When I owned an iBook, I used both an older Epson 740 and a Hewlett-Packard 5850 Wireless printer that I bought on sale at Staples last summer. Both work well with my current Powerbook as well.

Do some research on Epson, H-P, and Canon before you buy to find out which models work with the operating system you're running on your iBook. 

Check out the costs of replacing the ink cartridges.

The H-P is expensive compared to the Epson. However, I love the wireless aspect. It worked instantly with both the iBook and Powerbook. I am running OS X 10.3


----------



## Chipper (Aug 31, 2004)

One other thought - check the package listing or with the retailer when you buy to see if the printer cable is included. Apparently, the cable sometimes has to be purchased as a separate item.


----------



## Vexel (Jan 30, 2005)

I just recently purchased the Canon Pixma MP130 (Printer/Copier/Scanner). Let me tell you, this thing is blowing me away. It prints GREAT pictures. I am using it with an iBook, and best of all.. I got it for $150 at Staples. I don't see how you could get a better deal. (USB Cable NOT included)


----------



## steadfast (Jul 23, 2004)

it's that old guy again. I've been using this iBook for under a year and I have both an Epson Photo 820 and a Epson Photo RX500 on it without problems. I have been getting the cartridges for the 820 refilled at InkJet Island and saving quite a few bucks!


----------



## elmer (Dec 19, 2002)

You could start your search at Apple's Made4Mac website:
http://guide.apple.com/uscategories/hwprinting.lasso

Click on "Inkjet Printers", and "Built for Mac OS X", and click on "Find Products"


----------



## TroutMaskReplica (Feb 28, 2003)

> Is this possible with an iBook?


don't worry about your ibook, it's fine. the model of computer has no bearing on the quality of the output from a printer.
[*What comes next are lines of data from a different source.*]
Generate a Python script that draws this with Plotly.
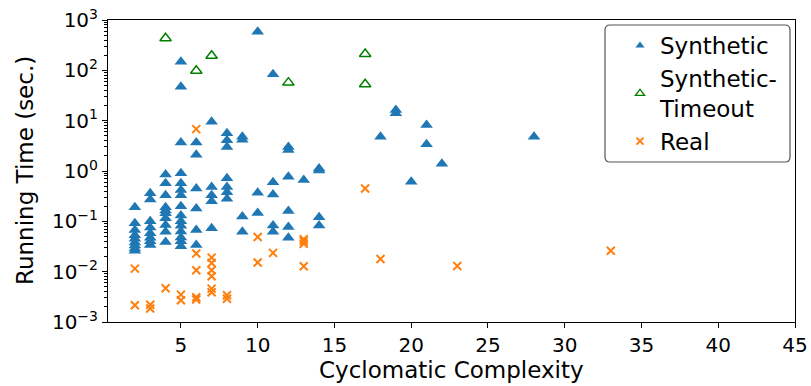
import plotly.graph_objects as go

# ---------------- data ----------------
syn_x = [2]*9 + [3]*8 + [4]*10 + [5]*15 + [6]*6 + [7]*5 + [8]*7 + [9]*4 + [10]*3 + [11]*5 + [12]*6 + [13] + [14]*4 + [18, 19, 19, 20, 21, 21, 22, 28]
syn_y = [0.19, 0.092, 0.067, 0.053, 0.045, 0.038, 0.033, 0.029, 0.026,
         0.36, 0.27, 0.1, 0.075, 0.058, 0.047, 0.04, 0.034,
         0.85, 0.57, 0.33, 0.19, 0.165, 0.145, 0.115, 0.085, 0.062, 0.039,
         148, 47, 3.7, 0.9, 0.57, 0.42, 0.33, 0.2, 0.13, 0.1, 0.082, 0.063, 0.048, 0.04, 0.032,
         3.7, 2.1, 0.45, 0.18, 0.067, 0.034,
         9.5, 0.48, 0.33, 0.25, 0.073,
         5.6, 4.1, 3.0, 0.72, 0.48, 0.38, 0.28,
         4.8, 4.2, 0.125, 0.062,
         586, 0.37, 0.147,
         84, 0.6, 0.34, 0.083, 0.062,
         3.0, 2.6, 0.77, 0.16, 0.077, 0.047,
         0.66,
         1.12, 1.02, 0.12, 0.083,
         4.8, 16.2, 14, 0.61, 8.2, 3.4, 1.4, 4.8]

timeout_x = [4, 6, 7, 12, 17, 17]
timeout_y = [433, 98, 195, 57, 211, 53]

real_x = [2, 2, 3, 3, 4, 5, 5, 6, 6, 6, 6, 6, 7, 7, 7, 7, 7, 7, 8, 8,
          10, 10, 11, 13, 13, 13, 13, 17, 18, 23, 33]
real_y = [0.0115, 0.00215, 0.0022, 0.00185, 0.0047, 0.0035, 0.0027,
          6.8, 0.023, 0.0107, 0.0031, 0.0028,
          0.019, 0.0149, 0.0107, 0.0081, 0.0046, 0.0039,
          0.0034, 0.0029,
          0.049, 0.0152, 0.0236, 0.044, 0.04, 0.036, 0.0128,
          0.45, 0.0179, 0.013, 0.026]

series_names = ["Synthetic", "Synthetic-<br>Timeout", "Real"]

x_ticks = [5, 10, 15, 20, 25, 30, 35, 40, 45]
y_tick_vals = [1e-3, 1e-2, 1e-1, 1e0, 1e1, 1e2, 1e3]
y_tick_text = ["10<sup>\u22123</sup>", "10<sup>\u22122</sup>", "10<sup>\u22121</sup>",
               "10<sup>0</sup>", "10<sup>1</sup>", "10<sup>2</sup>", "10<sup>3</sup>"]

FONT = "DejaVu Sans"
BLUE, GREEN, ORANGE = "#1f77b4", "green", "#ff7f0e"

fig = go.Figure()
fig.add_trace(go.Scatter(
    x=syn_x, y=syn_y, mode="markers", name=series_names[0], showlegend=False,
    marker=dict(symbol="triangle-up", size=11, color=BLUE, line=dict(width=0)),
))
fig.add_trace(go.Scatter(
    x=timeout_x, y=timeout_y, mode="markers", name=series_names[1], showlegend=False,
    marker=dict(symbol="triangle-up-open", size=10, color=GREEN, line=dict(width=1.5, color=GREEN)),
))
fig.add_trace(go.Scatter(
    x=real_x, y=real_y, mode="markers", name=series_names[2], showlegend=False,
    marker=dict(symbol="x-thin-open", size=8, color=ORANGE, line=dict(width=2, color=ORANGE)),
))
# legend entries (smaller symbols, as in the reference legend)
fig.add_trace(go.Scatter(
    x=[None], y=[None], mode="markers", name=series_names[0],
    marker=dict(symbol="triangle-up", size=8, color=BLUE, line=dict(width=0)),
))
fig.add_trace(go.Scatter(
    x=[None], y=[None], mode="markers", name=series_names[1],
    marker=dict(symbol="triangle-up-open", size=8, color=GREEN, line=dict(width=1.3, color=GREEN)),
))
fig.add_trace(go.Scatter(
    x=[None], y=[None], mode="markers", name=series_names[2],
    marker=dict(symbol="x-thin-open", size=7, color=ORANGE, line=dict(width=2, color=ORANGE)),
))

minor_vals = []
for e in range(-3, 3):
    for m in range(2, 10):
        minor_vals.append(m * 10 ** e)

L, R, T, B = 108, 16, 20, 64
W, H = 811, 386
pw, ph = W - L - R, H - T - B

def px2paper_x(px):
    return (px - L) / pw

def px2paper_y(py):
    return (H - B - py) / ph

# rounded legend frame
x0, x1, y0, y1, r = 605, 790, 25, 162, 5
path = (f"M {x0 + r},{y0} L {x1 - r},{y0} Q {x1},{y0} {x1},{y0 + r} "
        f"L {x1},{y1 - r} Q {x1},{y1} {x1 - r},{y1} L {x0 + r},{y1} "
        f"Q {x0},{y1} {x0},{y1 - r} L {x0},{y0 + r} Q {x0},{y0} {x0 + r},{y0} Z")

def conv_path(p):
    out = []
    for t in p.split():
        if "," in t:
            a, b = t.split(",")
            out.append(f"{px2paper_x(float(a)):.5f},{px2paper_y(float(b)):.5f}")
        else:
            out.append(t)
    return " ".join(out)

fig.add_shape(type="path", xref="paper", yref="paper", path=conv_path(path),
              line=dict(color="#555555", width=1.2), fillcolor="rgba(255,255,255,0.8)", layer="above")

# axis titles as annotations for exact placement
fig.add_annotation(text="Cyclomatic Complexity", xref="paper", yref="paper",
                   x=px2paper_x(451.5), y=px2paper_y(370), xanchor="center", yanchor="middle",
                   showarrow=False, font=dict(family=FONT, size=23, color="black"))
fig.add_annotation(text="Running Time (sec.)", xref="paper", yref="paper",
                   x=px2paper_x(25), y=px2paper_y(171), xanchor="center", yanchor="middle",
                   textangle=-90, showarrow=False, font=dict(family=FONT, size=23, color="black"))

fig.update_layout(
    width=W, height=H,
    margin=dict(l=L, r=R, t=T, b=B, autoexpand=False),
    paper_bgcolor="white", plot_bgcolor="white",
    font=dict(family=FONT, color="black", size=20),
    showlegend=True,
    legend=dict(
        x=px2paper_x(620), y=px2paper_y(24), xanchor="left", yanchor="top",
        bgcolor="rgba(0,0,0,0)", borderwidth=0,
        font=dict(family=FONT, size=23, color="black"),
        itemsizing="trace", tracegroupgap=0,
    ),
    xaxis=dict(
        range=[0.25, 45], tickvals=x_ticks, ticks="outside", ticklen=5, tickwidth=1,
        tickcolor="black", showline=True, linecolor="black", linewidth=1, mirror=True,
        showgrid=False, zeroline=False, automargin=False,
        tickfont=dict(size=20),
    ),
    yaxis=dict(
        type="log", range=[-3, 3], tickvals=y_tick_vals, ticktext=y_tick_text,
        ticks="outside", ticklen=5, tickwidth=1, tickcolor="black",
        showline=True, linecolor="black", linewidth=1, mirror=True,
        showgrid=False, zeroline=False, automargin=False,
        tickfont=dict(size=20),
        minor=dict(tickmode="array", tickvals=minor_vals, ticks="outside", ticklen=3,
                   tickcolor="black", showgrid=False),
    ),
)

fig.write_html("out.html", config={"displayModeBar": False},
               post_script="document.body.style.margin='0';document.body.style.overflow='hidden';")
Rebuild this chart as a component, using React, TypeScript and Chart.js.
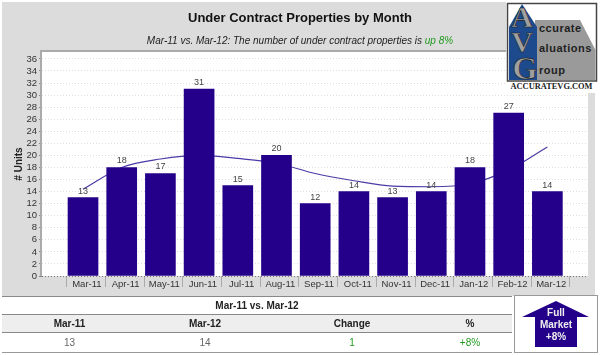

determine what you will be using it for, and what volume of printing you will do, then go to the store and find a printer in that category. i'm guessing that if you are a student you will be into the $150-300 range. just make sure whatever you get that on the back it has the little blue mac icon or the icon with the X on it, which means it will work in OS X. nearly all of them do. hp, canon, epson are good brands. stay away from the no name jobbies.


----------



## Jason H (Feb 1, 2004)

If you buy it from a best buy or future shop DONT BUY the USB cable from them. Smaller shops generally have them cheaper, but if you dont have any around your local Canadian Tire sells USB cables for $9.99 each (!)


----------



## Repeater04 (Nov 29, 2004)

I've read really good things about the Canon Pixma line.
See thru ink tanks 
Not too expensive to refill
and if you run out a colour , you can still print 
in black and white etc.

Check out www.steves-digicams.com for excellent reviews.


----------



## cptnkirk (Dec 1, 2004)

Two things:

1. You can check out which printers are supported by going to MacintoshHD/Library/Printers . There is a complete listing of printers by brand there. Those are the included drivers. If you buy one that is not in the list of drivers, make sure that the box includes a blue OS X logo. It will then have drivers included in the package. Some newer models may not be in the Library folder for your current system because they weren't available when Apple shipped the OS.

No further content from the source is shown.